Loop unrolling, also known as loop unwinding, is a loop transformation technique that attempts to optimize a program's execution speed at the expense of its size, which is an approach known as space–time tradeoff. The transformation can be undertaken manually by the programmer or by an optimizing compiler. On modern processors, loop unrolling is often counterproductive, as the increased code size can cause more cache misses; cf. Duff's device.
The goal of loop unwinding is to increase a program's speed by reducing or eliminating instructions that control the loop, such as pointer arithmetic and "end of loop" tests on each iteration; reducing branch penalties; as well as hiding latencies, including the delay in reading data from memory. To eliminate this computational overhead, loops can be re-written as a repeated sequence of similar independent statements.

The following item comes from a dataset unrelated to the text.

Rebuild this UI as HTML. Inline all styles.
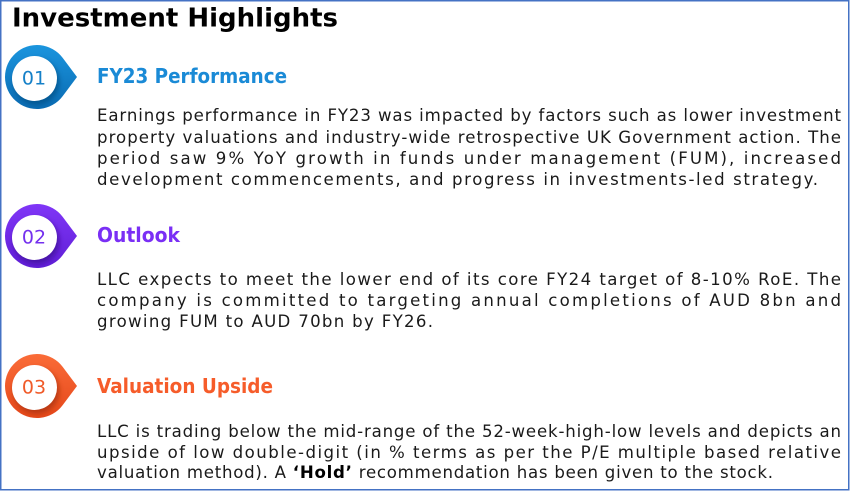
<!DOCTYPE html>
<html>
<head>
<meta charset="utf-8">
<style>
  html, body { margin:0; padding:0; background:#fff; }
  body { width:850px; height:491px; overflow:hidden; }
  svg { display:block; }
  .title { font-family:"DejaVu Sans","Liberation Sans",sans-serif; font-weight:bold; font-size:25.5px; fill:#000; }
  .hd { font-family:"DejaVu Sans","Liberation Sans",sans-serif; font-weight:bold; font-size:20px; }
  .bd { font-family:"DejaVu Sans","Liberation Sans",sans-serif; font-size:16.6px; fill:#1a1a1a; }
  .num { font-family:"DejaVu Sans","Liberation Sans",sans-serif; font-weight:normal; font-size:19px; }
</style>
</head>
<body>
<svg width="850" height="491" viewBox="0 0 850 491" xmlns="http://www.w3.org/2000/svg">
  <defs>
    <filter id="blur" x="-50%" y="-50%" width="200%" height="200%"><feGaussianBlur stdDeviation="2.5"/></filter>
    <linearGradient id="gB" x1="0" y1="0" x2="0" y2="1"><stop offset="0" stop-color="#1b95de"/><stop offset="1" stop-color="#0a6bb2"/></linearGradient>
    <linearGradient id="gP" x1="0" y1="0" x2="0" y2="1"><stop offset="0" stop-color="#8036f7"/><stop offset="1" stop-color="#601fd6"/></linearGradient>
    <linearGradient id="gO" x1="0" y1="0" x2="0" y2="1"><stop offset="0" stop-color="#fa6c38"/><stop offset="1" stop-color="#e5481b"/></linearGradient>
  </defs>

  <rect x="0.75" y="0.75" width="848" height="489" fill="#fff" stroke="#4472c4" stroke-width="1.5"/>

  <text class="title" x="12" y="26.5" textLength="326" lengthAdjust="spacingAndGlyphs">Investment Highlights</text>

  <!-- Icon 1 -->
  <g transform="translate(0,77)">
    <path d="M62.6 -19.2 L77 0 L62.6 19.2 A32 32 0 1 1 62.6 -19.2 Z" fill="url(#gB)"/>
    <circle cx="36.5" cy="5" r="23" fill="#064f86" filter="url(#blur)" opacity="0.7"/>
    <circle cx="34.5" cy="1.5" r="22.5" fill="#fff"/>
    <text class="num" x="34" y="7.5" text-anchor="middle" fill="#1580c8">01</text>
  </g>
  <text class="hd" x="97" y="83" fill="#1a8ad6" textLength="190" lengthAdjust="spacingAndGlyphs">FY23 Performance</text>
  <text class="bd" x="97" y="121" textLength="744" lengthAdjust="spacing">Earnings performance in FY23 was impacted by factors such as lower investment</text>
  <text class="bd" x="97" y="143" textLength="744" lengthAdjust="spacing">property valuations and industry-wide retrospective UK Government action. The</text>
  <text class="bd" x="97" y="164" textLength="744" lengthAdjust="spacing">period saw 9% YoY growth in funds under management (FUM), increased</text>
  <text class="bd" x="97" y="185" textLength="721" lengthAdjust="spacing">development commencements, and progress in investments-led strategy.</text>

  <!-- Icon 2 -->
  <g transform="translate(0,236)">
    <path d="M62.6 -19.2 L77 0 L62.6 19.2 A32 32 0 1 1 62.6 -19.2 Z" fill="url(#gP)"/>
    <circle cx="36.5" cy="5" r="23" fill="#3d0f94" filter="url(#blur)" opacity="0.7"/>
    <circle cx="34.5" cy="1.5" r="22.5" fill="#fff"/>
    <text class="num" x="34" y="7.5" text-anchor="middle" fill="#7430ee">02</text>
  </g>
  <text class="hd" x="97" y="242" fill="#7a2ff5" textLength="83" lengthAdjust="spacingAndGlyphs">Outlook</text>
  <text class="bd" x="97" y="285" textLength="744" lengthAdjust="spacing">LLC expects to meet the lower end of its core FY24 target of 8-10% RoE. The</text>
  <text class="bd" x="97" y="306" textLength="744" lengthAdjust="spacing">company is committed to targeting annual completions of AUD 8bn and</text>
  <text class="bd" x="97" y="327" textLength="336" lengthAdjust="spacing">growing FUM to AUD 70bn by FY26.</text>

  <!-- Icon 3 -->
  <g transform="translate(0,386)">
    <path d="M62.6 -19.2 L77 0 L62.6 19.2 A32 32 0 1 1 62.6 -19.2 Z" fill="url(#gO)"/>
    <circle cx="36.5" cy="5" r="23" fill="#a8300c" filter="url(#blur)" opacity="0.7"/>
    <circle cx="34.5" cy="1.5" r="22.5" fill="#fff"/>
    <text class="num" x="34" y="7.5" text-anchor="middle" fill="#f05a28">03</text>
  </g>
  <text class="hd" x="97" y="393" fill="#f65c2a" textLength="176" lengthAdjust="spacingAndGlyphs">Valuation Upside</text>
  <text class="bd" x="97" y="437" textLength="744" lengthAdjust="spacing">LLC is trading below the mid-range of the 52-week-high-low levels and depicts an</text>
  <text class="bd" x="97" y="458" textLength="744" lengthAdjust="spacing">upside of low double-digit (in % terms as per the P/E multiple based relative</text>
  <text class="bd" x="97" y="478" textLength="676" lengthAdjust="spacing">valuation method). A <tspan font-weight="bold" fill="#000">‘Hold’</tspan> recommendation has been given to the stock.</text>
</svg>
</body>
</html>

Loop unrolling is also part of certain formal verification techniques, in particular bounded model checking.
The overhead in "tight" loops often consists of instructions to increment a pointer or index to the next element in an array (pointer arithmetic), as well as "end of loop" tests. If an optimizing compiler or assembler is able to pre-calculate offsets to each individually referenced array variable, these can be built into the machine code instructions directly, therefore requiring no additional arithmetic operations at run time.
Significant gains can be realized if the reduction in executed instructions compensates for any performance reduction caused by any increase in the size of the program.
Branch penalty is minimized.
If the statements in the loop are independent of each other (i.e. where statements that occur earlier in the loop do not affect statements that follow them), the statements can potentially be executed in parallel.
Can be implemented dynamically if the number of array elements is unknown at compile time (as in Duff's device).
Optimizing compilers will sometimes perform the unrolling automatically, or upon request.